# [Requirement]
The lines from the top of the material through the line with "Chart.register(...registerables);" are to be set down exactly. Leave the pictures out.

# [Data provided]

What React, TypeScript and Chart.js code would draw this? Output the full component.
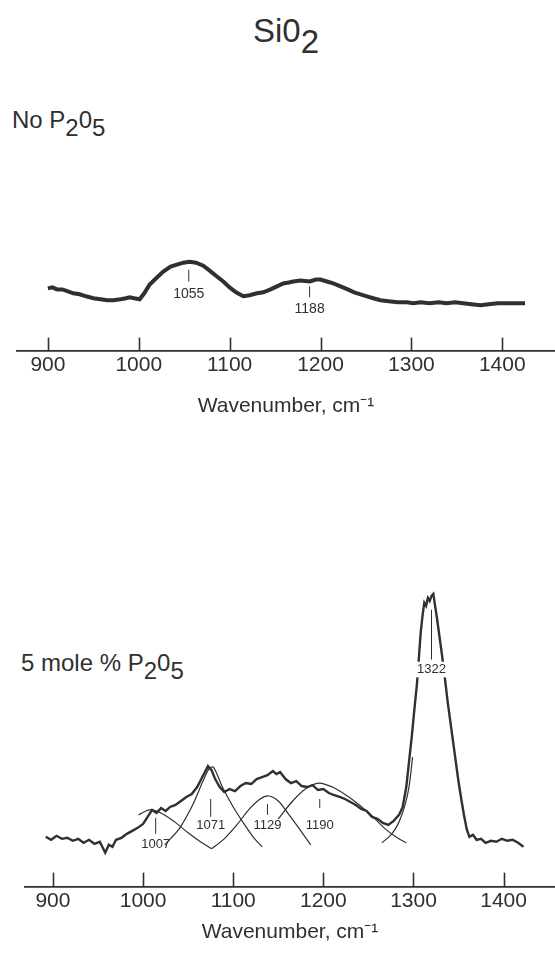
import React, { useEffect, useRef } from "react";
import { Chart, registerables } from "chart.js";

Chart.register(...registerables);

const INK = "#303030";
const FONT = "'Liberation Sans', Arial, Helvetica, sans-serif";

// Axis ticks (both panels)
const tickValues = [900, 1000, 1100, 1200, 1300, 1400];
const tickLabels = ["900", "1000", "1100", "1200", "1300", "1400"];
const axisTitle = "Wavenumber, cm⁻¹";

// Top panel: No P2O5 spectrum (wavenumber, relative intensity)
const topWave = [
  900, 905, 910, 916, 922, 928, 935, 942, 950, 958, 965, 972, 980, 986, 990, 995,
  1001, 1006, 1012, 1020, 1027, 1035, 1042, 1049, 1056, 1063, 1071, 1078, 1086,
  1093, 1100, 1107, 1115, 1122, 1130, 1137, 1145, 1152, 1159, 1165, 1170, 1178,
  1188, 1195, 1200, 1207, 1214, 1222, 1230, 1237, 1244, 1251, 1258, 1266, 1275,
  1285, 1295, 1302, 1310, 1320, 1330, 1339, 1348, 1357, 1366, 1376, 1385, 1395,
  1405, 1415, 1425,
];
const topIntensity = [
  63, 64, 62, 62, 60, 58, 57, 55, 53, 52, 51, 51, 52, 53, 54, 53,
  52, 58, 67, 74, 80, 85, 87, 89, 90, 89, 86, 81, 75,
  70, 64, 59, 55, 56, 58, 59, 62, 65, 68, 69, 70, 71,
  70, 72, 72, 70, 68, 65, 62, 59, 57, 55, 53, 51, 50,
  49, 49, 48, 49, 48, 49, 48, 49, 48, 47, 46, 47, 48,
  48, 48, 48,
];

// Bottom panel: 5 mole % P2O5 spectrum
const bottomWave = [
  892, 898, 904, 910, 916, 922, 928, 934, 940, 946, 952, 958, 962, 966, 970, 976,
  982, 988, 994, 1000, 1005, 1010, 1015, 1020, 1025, 1030, 1036, 1042, 1048, 1054,
  1060, 1064, 1068, 1072, 1076, 1080, 1085, 1090, 1096, 1102, 1108, 1114, 1120,
  1126, 1132, 1138, 1144, 1148, 1152, 1158, 1164, 1170, 1176, 1182, 1188, 1194,
  1200, 1206, 1212, 1218, 1224, 1230, 1236, 1242, 1248, 1254, 1260, 1266, 1272,
  1278, 1284, 1288, 1292, 1295, 1298, 1301, 1304, 1306, 1308, 1310, 1312, 1314,
  1316, 1318, 1320, 1322, 1324, 1326, 1329, 1332, 1335, 1338, 1341, 1344, 1347,
  1350, 1353, 1356, 1359, 1362, 1366, 1370, 1375, 1380, 1386, 1392, 1398, 1404,
  1410, 1416, 1422,
];
const bottomIntensity = [
  50, 47, 51, 48, 49, 46, 48, 44, 47, 43, 45, 34, 42, 40, 47, 49,
  53, 56, 59, 63, 70, 77, 74, 79, 76, 80, 82, 86, 90, 93,
  100, 107, 114, 121, 117, 108, 100, 95, 98, 96, 101, 104, 103,
  108, 110, 112, 116, 113, 115, 108, 104, 106, 101, 100, 102, 97,
  98, 94, 92, 90, 88, 85, 82, 78, 76, 70, 68, 64, 62,
  66, 72, 80, 100, 125, 150, 178, 205, 230, 255, 272, 285, 282,
  290, 287, 292, 294, 282, 270, 250, 230, 208, 185, 165, 145, 125,
  105, 88, 72, 58, 50, 52, 47, 48, 44, 46, 45, 48, 46,
  47, 44, 40,
];

// Fitted component bands (bottom panel)
const band1007Wave = [995, 1007, 1020, 1035, 1050, 1062, 1076];
const band1007Int = [72, 77, 74, 65, 54, 46, 38];
const band1071Wave = [1024, 1040, 1055, 1066, 1073, 1078, 1088, 1100, 1112, 1122, 1132];
const band1071Int = [42, 58, 82, 105, 118, 120, 100, 80, 63, 50, 40];
const band1129Wave = [1076, 1090, 1105, 1118, 1130, 1139, 1150, 1162, 1175, 1186];
const band1129Int = [38, 48, 63, 78, 88, 91, 86, 72, 56, 42];
const band1190Wave = [1150, 1165, 1180, 1195, 1210, 1225, 1240, 1255, 1270, 1282, 1292];
const band1190Int = [68, 85, 98, 104, 100, 92, 82, 70, 57, 49, 44];
const band1322Wave = [1265, 1275, 1283, 1290, 1295, 1299];
const band1322Int = [44, 52, 63, 80, 100, 130];

// Peak annotations
const topPeakText = ["1055", "1188"];
const topPeakWave = [1055, 1188];
const topPeakMarkHigh = [82, 65];
const topPeakMarkLow = [70, 54];
const topPeakTextLevel = [57, 42];

const bottomPeakText = ["1007", "1071", "1129", "1190", "1322"];
const bottomPeakWave = [1014, 1075, 1138, 1196, 1320];
const bottomPeakMarkHigh = [69, 88, 83, 88, 278];
const bottomPeakMarkLow = [53, 70, 72, 79, 228];
const bottomPeakTextLevel = [42, 61, 61, 61, 218];

const pts = (xs: number[], ys: number[]) => xs.map((x, i) => ({ x, y: ys[i] }));

const annotPlugin = {
  id: "annot",
  afterDatasetsDraw(chart: any, _args: any, opts: any) {
    const { ctx, scales } = chart;
    const x = scales.x;
    const y = scales.y;
    const base = chart.chartArea.bottom;
    ctx.save();
    ctx.strokeStyle = INK;
    ctx.lineWidth = 1.6;
    for (const v of tickValues) {
      const px = Math.round(x.getPixelForValue(v)) + 0.5;
      ctx.beginPath();
      ctx.moveTo(px, base);
      ctx.lineTo(px, base - opts.tickLen);
      ctx.stroke();
    }
    ctx.font = `${opts.labelSize}px ${FONT}`;
    ctx.textAlign = "center";
    ctx.textBaseline = "middle";
    opts.text.forEach((t: string, i: number) => {
      const px = x.getPixelForValue(opts.wave[i]);
      const ty = y.getPixelForValue(opts.textLevel[i]);
      if (opts.boxed && opts.boxed[i]) {
        const w = ctx.measureText(t).width + 4;
        ctx.fillStyle = "#ffffff";
        ctx.fillRect(px - w / 2, ty - opts.labelSize * 0.6, w, opts.labelSize * 1.2);
      }
      ctx.lineWidth = 1;
      ctx.beginPath();
      ctx.moveTo(px, y.getPixelForValue(opts.high[i]));
      ctx.lineTo(px, y.getPixelForValue(opts.low[i]));
      ctx.stroke();
      ctx.fillStyle = INK;
      ctx.fillText(t, px, ty);
    });
    ctx.restore();
  },
};

function makeOptions(min: number, max: number, ymax: number, padLeft: number, titlePad: number, annot: any) {
  return {
    animation: false as const,
    responsive: false,
    maintainAspectRatio: false,
    layout: { padding: { left: padLeft, right: 0, top: 10, bottom: 0 } },
    plugins: {
      legend: { display: false },
      tooltip: { enabled: false },
      annot,
    },
    scales: {
      x: {
        type: "linear" as const,
        min,
        max,
        afterBuildTicks: (s: any) => {
          s.ticks = tickValues.map((v) => ({ value: v }));
        },
        ticks: {
          callback: (v: any) => {
            const i = tickValues.indexOf(Number(v));
            return i >= 0 ? tickLabels[i] : "";
          },
          font: { family: FONT, size: 21 },
          color: INK,
          padding: 2,
          maxRotation: 0,
          autoSkip: false,
        },
        grid: { display: false, drawTicks: false },
        border: { display: true, color: INK, width: 1.8 },
        title: {
          display: true,
          text: axisTitle,
          font: { family: FONT, size: 21 },
          color: INK,
          padding: { top: titlePad, bottom: 0 },
        },
      },
      y: { display: false, min: 0, max: ymax },
    },
  };
}

function TopChart() {
  const ref = useRef<HTMLCanvasElement>(null);
  useEffect(() => {
    const chart = new Chart(ref.current!, {
      type: "line",
      data: {
        datasets: [
          {
            data: pts(topWave, topIntensity),
            borderColor: INK,
            borderWidth: 4,
            pointRadius: 0,
            tension: 0,
          },
        ],
      },
      options: makeOptions(866, 1458, 112, 17, 14, {
        tickLen: 13,
        labelSize: 14,
        text: topPeakText,
        wave: topPeakWave,
        high: topPeakMarkHigh,
        low: topPeakMarkLow,
        textLevel: topPeakTextLevel,
      }) as any,
      plugins: [annotPlugin],
    });
    return () => chart.destroy();
  }, []);
  return (
    <canvas
      ref={ref}
      width={555}
      height={189}
      style={{ position: "absolute", left: 0, top: 230, width: 555, height: 189 }}
    />
  );
}

function BottomChart() {
  const ref = useRef<HTMLCanvasElement>(null);
  useEffect(() => {
    const thin = (xs: number[], ys: number[]) => ({
      data: pts(xs, ys),
      borderColor: INK,
      borderWidth: 1.2,
      pointRadius: 0,
      tension: 0.3,
    });
    const chart = new Chart(ref.current!, {
      type: "line",
      data: {
        datasets: [
          thin(band1007Wave, band1007Int),
          thin(band1071Wave, band1071Int),
          thin(band1129Wave, band1129Int),
          thin(band1190Wave, band1190Int),
          thin(band1322Wave, band1322Int),
          {
            data: pts(bottomWave, bottomIntensity),
            borderColor: INK,
            borderWidth: 2.4,
            pointRadius: 0,
            tension: 0,
          },
        ],
      },
      options: makeOptions(869, 1457, 318, 25, 4, {
        tickLen: 14,
        labelSize: 13,
        text: bottomPeakText,
        wave: bottomPeakWave,
        high: bottomPeakMarkHigh,
        low: bottomPeakMarkLow,
        textLevel: bottomPeakTextLevel,
        boxed: [false, false, false, false, true],
      }) as any,
      plugins: [annotPlugin],
    });
    return () => chart.destroy();
  }, []);
  return (
    <canvas
      ref={ref}
      width={555}
      height={385}
      style={{ position: "absolute", left: 0, top: 560, width: 555, height: 385 }}
    />
  );
}

const sub: React.CSSProperties = { position: "relative", top: "0.34em" };

export default function App() {
  return (
    <div
      style={{
        position: "absolute",
        left: 0,
        top: 0,
        width: 555,
        height: 953,
        background: "#ffffff",
        overflow: "hidden",
        fontFamily: FONT,
        color: INK,
      }}
    >
      <div style={{ position: "absolute", left: 253, top: 14, fontSize: 33, lineHeight: 1, whiteSpace: "nowrap" }}>
        Si0<span style={sub}>2</span>
      </div>
      <div style={{ position: "absolute", left: 12, top: 108, fontSize: 24, lineHeight: 1, whiteSpace: "nowrap" }}>
        No P<span style={sub}>2</span>0<span style={sub}>5</span>
      </div>
      <div style={{ position: "absolute", left: 21, top: 651, fontSize: 24, lineHeight: 1, whiteSpace: "nowrap" }}>
        5 mole % P<span style={sub}>2</span>0<span style={sub}>5</span>
      </div>
      <TopChart />
      <BottomChart />
    </div>
  );
}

# [Result of this exercise]
What React, TypeScript and Chart.js code would draw this? Output the full component.
import React, { useEffect, useRef } from "react";
import { Chart, registerables } from "chart.js";

Chart.register(...registerables);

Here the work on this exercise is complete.